Stump grinding today -- had to go out for a few hours, since Friday was a non-starter. 4 new pockets and all-new teeth after hitting that guy wire anchor made things go great, ripped right through the stone-dead rock maple we had taken down earlier in the week. Also a mature amur maple in record time!
Yesterday was great, family day at the beach (of course, not the ocean in KS, but Clinton Lake). Littlest had a great low key day digging in the sand for hours!
just imagine a long rambling rant on city traffic and the incompetence of drivers during rush hour, a turn on the old phase "you can't get there from here", description of shops being closed, needed but forgotten paperwork, and a lament over not accomplishing a damn thing after 3 hours of city driving and you have my day pinned down perfectly...
You just gather a pasture by taking a hot lap around it with a four wheeler. Run the perimeter and start funneling pairs to the gate you want them to go out of.
Yesterday was terrible. We had cows and calves going back. Lost 10 calves from the bunch.
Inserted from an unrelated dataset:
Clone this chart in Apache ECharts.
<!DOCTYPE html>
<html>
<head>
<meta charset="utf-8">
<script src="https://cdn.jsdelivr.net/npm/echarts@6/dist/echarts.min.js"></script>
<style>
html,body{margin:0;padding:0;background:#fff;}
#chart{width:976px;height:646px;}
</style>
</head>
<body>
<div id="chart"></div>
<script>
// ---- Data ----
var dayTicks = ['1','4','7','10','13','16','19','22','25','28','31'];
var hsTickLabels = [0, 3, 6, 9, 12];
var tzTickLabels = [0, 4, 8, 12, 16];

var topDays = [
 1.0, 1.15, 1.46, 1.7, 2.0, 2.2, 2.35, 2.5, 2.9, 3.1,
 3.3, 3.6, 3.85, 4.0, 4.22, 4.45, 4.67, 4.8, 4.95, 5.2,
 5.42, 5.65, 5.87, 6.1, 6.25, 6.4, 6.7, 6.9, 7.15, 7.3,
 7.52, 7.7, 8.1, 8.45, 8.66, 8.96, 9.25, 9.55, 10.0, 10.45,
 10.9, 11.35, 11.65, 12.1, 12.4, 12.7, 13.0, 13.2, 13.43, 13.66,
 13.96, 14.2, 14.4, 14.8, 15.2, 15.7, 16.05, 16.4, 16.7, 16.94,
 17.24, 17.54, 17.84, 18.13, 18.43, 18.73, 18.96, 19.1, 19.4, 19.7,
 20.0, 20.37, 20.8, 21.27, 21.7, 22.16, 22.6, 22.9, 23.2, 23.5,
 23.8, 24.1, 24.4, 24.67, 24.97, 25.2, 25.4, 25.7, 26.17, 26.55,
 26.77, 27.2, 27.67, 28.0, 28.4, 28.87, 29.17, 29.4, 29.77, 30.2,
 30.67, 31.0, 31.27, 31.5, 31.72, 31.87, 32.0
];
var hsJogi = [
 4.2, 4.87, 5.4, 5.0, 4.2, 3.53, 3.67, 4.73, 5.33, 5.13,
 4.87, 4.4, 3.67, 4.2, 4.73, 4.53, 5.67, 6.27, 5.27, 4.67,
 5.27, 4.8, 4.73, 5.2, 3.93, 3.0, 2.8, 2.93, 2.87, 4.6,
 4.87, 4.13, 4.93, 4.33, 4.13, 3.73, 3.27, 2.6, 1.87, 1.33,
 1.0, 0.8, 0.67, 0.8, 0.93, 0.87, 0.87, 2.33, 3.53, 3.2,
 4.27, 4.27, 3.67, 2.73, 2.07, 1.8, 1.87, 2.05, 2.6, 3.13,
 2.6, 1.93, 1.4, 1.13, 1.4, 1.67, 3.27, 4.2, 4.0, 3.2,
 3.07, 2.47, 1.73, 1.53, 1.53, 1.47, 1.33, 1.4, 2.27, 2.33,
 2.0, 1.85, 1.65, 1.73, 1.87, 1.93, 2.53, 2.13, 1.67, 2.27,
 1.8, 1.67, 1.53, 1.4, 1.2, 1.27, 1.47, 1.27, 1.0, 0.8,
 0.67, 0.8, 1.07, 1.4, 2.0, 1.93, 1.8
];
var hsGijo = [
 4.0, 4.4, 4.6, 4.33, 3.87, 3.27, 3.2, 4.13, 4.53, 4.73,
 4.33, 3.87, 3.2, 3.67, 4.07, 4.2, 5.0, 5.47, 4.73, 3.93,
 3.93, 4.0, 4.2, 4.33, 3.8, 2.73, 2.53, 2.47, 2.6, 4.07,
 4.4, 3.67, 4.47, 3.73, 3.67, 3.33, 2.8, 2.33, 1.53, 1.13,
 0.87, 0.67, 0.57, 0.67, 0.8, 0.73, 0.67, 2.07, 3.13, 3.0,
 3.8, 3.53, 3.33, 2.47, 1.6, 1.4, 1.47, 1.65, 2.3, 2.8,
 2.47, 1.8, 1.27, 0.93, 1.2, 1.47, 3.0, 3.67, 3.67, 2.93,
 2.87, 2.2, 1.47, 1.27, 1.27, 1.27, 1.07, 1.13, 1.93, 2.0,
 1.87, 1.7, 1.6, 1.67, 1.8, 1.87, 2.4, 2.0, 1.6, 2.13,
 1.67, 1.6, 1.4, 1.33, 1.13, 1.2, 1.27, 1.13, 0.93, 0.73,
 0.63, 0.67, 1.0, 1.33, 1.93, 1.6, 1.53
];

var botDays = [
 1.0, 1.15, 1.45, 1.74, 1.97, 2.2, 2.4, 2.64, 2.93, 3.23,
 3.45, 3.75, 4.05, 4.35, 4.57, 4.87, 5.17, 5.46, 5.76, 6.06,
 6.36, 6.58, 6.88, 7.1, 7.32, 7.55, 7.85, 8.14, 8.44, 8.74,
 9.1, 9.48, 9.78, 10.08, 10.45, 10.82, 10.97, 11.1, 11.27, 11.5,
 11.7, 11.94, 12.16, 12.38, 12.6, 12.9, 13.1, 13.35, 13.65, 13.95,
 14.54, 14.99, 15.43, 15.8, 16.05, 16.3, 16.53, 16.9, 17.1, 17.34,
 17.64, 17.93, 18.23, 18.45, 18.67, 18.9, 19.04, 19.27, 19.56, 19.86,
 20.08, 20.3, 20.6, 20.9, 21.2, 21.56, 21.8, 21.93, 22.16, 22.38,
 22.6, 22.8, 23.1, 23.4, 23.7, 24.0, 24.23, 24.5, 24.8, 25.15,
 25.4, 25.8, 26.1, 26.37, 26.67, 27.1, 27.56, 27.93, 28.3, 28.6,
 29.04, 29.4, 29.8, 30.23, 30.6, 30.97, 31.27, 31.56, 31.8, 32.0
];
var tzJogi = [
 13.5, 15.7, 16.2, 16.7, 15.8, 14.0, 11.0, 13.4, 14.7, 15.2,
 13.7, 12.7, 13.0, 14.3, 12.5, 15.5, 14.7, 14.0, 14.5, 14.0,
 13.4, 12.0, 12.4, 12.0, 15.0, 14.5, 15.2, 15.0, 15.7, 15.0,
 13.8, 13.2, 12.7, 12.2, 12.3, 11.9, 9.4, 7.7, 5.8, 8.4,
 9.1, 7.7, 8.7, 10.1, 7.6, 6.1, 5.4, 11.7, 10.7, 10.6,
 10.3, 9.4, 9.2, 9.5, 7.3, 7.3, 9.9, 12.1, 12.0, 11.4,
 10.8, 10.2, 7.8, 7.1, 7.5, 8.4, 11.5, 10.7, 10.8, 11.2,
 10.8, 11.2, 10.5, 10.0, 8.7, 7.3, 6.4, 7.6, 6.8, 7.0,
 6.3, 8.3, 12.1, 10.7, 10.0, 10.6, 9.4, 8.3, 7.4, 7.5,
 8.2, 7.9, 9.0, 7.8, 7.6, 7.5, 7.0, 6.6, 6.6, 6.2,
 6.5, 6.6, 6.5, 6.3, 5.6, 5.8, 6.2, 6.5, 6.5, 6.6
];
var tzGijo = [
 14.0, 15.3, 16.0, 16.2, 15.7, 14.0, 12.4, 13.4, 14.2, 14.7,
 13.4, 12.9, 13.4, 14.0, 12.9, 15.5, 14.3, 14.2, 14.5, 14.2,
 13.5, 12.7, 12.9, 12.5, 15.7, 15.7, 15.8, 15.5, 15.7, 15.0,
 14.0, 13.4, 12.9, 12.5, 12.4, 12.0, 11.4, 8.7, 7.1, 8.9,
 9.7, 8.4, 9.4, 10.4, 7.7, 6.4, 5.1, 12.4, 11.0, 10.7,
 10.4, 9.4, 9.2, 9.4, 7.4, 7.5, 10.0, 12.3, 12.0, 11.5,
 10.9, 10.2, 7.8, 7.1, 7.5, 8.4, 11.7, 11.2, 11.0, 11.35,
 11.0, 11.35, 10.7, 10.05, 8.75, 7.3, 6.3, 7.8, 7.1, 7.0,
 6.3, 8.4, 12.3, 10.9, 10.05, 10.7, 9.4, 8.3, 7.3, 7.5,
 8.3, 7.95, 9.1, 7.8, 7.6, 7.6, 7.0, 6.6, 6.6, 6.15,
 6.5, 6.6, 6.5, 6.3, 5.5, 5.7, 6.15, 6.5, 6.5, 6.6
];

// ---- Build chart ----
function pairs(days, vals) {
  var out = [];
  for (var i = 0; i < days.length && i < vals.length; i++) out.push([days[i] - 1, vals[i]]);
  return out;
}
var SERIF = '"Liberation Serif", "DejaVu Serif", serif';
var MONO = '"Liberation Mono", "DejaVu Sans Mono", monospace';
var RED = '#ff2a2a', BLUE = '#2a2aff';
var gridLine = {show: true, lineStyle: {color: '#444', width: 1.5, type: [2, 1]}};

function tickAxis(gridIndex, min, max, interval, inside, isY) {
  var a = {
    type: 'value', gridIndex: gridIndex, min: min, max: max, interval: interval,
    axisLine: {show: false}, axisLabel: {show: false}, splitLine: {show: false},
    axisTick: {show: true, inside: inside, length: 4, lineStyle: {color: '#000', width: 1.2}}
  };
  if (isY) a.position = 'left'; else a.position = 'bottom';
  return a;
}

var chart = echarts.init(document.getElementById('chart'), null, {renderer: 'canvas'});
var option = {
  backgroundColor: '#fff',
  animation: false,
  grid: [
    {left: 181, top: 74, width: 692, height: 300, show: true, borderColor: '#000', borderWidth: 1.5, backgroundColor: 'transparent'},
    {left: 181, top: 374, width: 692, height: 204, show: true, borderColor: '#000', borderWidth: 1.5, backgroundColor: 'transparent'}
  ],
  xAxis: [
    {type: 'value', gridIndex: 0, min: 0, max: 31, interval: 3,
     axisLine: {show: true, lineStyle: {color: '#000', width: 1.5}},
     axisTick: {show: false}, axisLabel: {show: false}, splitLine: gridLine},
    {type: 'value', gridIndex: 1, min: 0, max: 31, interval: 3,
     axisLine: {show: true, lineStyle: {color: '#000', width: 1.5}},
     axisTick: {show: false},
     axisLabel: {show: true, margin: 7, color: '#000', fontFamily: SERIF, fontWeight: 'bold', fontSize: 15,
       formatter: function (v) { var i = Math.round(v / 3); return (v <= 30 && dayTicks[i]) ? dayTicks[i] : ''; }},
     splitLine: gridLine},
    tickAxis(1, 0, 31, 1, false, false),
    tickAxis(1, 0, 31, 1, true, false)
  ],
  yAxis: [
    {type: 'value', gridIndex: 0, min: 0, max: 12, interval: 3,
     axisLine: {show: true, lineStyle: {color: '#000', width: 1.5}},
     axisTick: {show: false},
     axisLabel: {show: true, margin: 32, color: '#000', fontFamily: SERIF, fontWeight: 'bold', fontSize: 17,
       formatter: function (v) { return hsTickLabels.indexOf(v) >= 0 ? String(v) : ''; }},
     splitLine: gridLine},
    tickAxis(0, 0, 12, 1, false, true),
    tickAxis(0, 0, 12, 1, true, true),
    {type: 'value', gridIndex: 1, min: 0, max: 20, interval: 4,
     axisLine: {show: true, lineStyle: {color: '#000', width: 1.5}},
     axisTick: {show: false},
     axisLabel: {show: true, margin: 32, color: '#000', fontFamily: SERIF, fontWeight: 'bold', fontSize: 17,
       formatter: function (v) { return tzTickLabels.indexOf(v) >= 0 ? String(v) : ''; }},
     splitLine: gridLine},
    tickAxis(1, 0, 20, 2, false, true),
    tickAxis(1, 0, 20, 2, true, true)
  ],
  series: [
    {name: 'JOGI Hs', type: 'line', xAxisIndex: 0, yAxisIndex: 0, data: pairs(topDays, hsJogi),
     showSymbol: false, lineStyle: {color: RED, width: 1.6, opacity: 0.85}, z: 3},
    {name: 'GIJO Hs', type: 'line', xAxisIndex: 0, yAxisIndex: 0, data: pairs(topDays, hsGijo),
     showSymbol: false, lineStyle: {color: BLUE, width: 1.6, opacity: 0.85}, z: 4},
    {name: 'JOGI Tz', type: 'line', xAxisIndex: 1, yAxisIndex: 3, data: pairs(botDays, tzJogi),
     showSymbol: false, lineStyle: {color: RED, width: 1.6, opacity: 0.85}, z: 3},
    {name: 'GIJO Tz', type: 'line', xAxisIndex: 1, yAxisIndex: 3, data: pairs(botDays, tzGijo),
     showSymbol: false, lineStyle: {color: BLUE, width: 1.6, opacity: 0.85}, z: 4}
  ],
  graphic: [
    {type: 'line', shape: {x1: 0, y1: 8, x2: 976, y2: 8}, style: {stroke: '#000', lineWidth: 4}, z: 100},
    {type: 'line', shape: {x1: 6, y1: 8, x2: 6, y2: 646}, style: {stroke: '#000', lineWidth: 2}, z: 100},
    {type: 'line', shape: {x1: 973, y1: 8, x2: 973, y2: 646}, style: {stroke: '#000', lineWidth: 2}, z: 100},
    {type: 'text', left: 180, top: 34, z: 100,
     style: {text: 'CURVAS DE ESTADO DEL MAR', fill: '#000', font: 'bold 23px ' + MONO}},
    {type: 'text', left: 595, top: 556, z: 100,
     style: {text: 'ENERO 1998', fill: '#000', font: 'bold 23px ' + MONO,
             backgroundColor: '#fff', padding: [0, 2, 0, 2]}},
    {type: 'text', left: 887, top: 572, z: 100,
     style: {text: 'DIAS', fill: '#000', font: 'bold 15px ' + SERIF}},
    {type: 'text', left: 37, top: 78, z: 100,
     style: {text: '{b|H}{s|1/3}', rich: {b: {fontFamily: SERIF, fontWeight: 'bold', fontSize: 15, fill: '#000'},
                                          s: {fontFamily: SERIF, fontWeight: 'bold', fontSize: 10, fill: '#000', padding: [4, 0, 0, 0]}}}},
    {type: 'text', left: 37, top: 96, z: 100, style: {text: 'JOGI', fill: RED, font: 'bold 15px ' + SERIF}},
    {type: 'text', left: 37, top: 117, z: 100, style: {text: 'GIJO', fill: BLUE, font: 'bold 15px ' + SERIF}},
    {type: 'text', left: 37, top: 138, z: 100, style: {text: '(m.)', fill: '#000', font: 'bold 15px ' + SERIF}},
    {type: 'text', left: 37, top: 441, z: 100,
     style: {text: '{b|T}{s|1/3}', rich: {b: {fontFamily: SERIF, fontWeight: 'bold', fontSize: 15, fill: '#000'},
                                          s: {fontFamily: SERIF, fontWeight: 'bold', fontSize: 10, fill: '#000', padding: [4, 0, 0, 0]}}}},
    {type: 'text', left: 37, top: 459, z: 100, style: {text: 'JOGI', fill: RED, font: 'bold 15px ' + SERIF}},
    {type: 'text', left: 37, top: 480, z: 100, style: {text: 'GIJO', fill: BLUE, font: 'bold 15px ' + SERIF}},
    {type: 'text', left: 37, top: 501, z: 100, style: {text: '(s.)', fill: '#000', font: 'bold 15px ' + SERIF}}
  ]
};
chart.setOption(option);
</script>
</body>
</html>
We will let the cows back out today and hopefully they will head back and pick their calves back up.
Maybe we can cut them out and brand them later.
We were pretty happy today.
Normal calving season starts the the first of March. This year it was the first of May.
We pastured calved on green grass. Only had a 2 percent death loss.
Others in the area had 10- 40 percent death loss by calving earlier in the cold.
That is not normal, even when calving early. Damn tough winter caused it.
But for turning the cattle out and not having anything to do with them......2 percent is phenomenal.
Extreme heat up here 30-40deg C. Been like this over a week. Prepped a 4ft log to get milled this morning. Chipped a cedar some HO dropped himself, and now ay the shop waiting for car A/C custys. A few topups, I hope.
So. . . FML. Just settling in tonight when one of the employees calls me on the radio. "Um. . . can you come over to the store."
It was Dan, and Dan doesn't call me for stupid shit, so I knew it wasn't going to be good. . .
One of the seasonal employees went to move a mini-van at the end of her shift. Some kind of panic ensued with the shifter and the arrangement of the pedals, and she basically ran the god damn thing through the wall of our store.
Looks like the tumblers, coasters and napkins will be in limited supply this year. . . oh, and syrup, syrup bottles exploded.
Three hours later I had it in passable shape. Had to get bottle jacks under it and lift the whole building about 3 inches before I could 5:1 the logs back into place. Now, tomorrow, instead of enjoying a day off I get to figure out if we're going to fire this poor girl. F.M.L.
I want to go live in a van down by the river and just cut trees. . . I'm holding that in reserve. lol
Everything actually went back together pretty well once I got some time alone with it. . .
What's the process without horses for the actual branding Jim? I get the gathering part. Here riders rope out individual calves and drag them to the fire. Barbaric I know!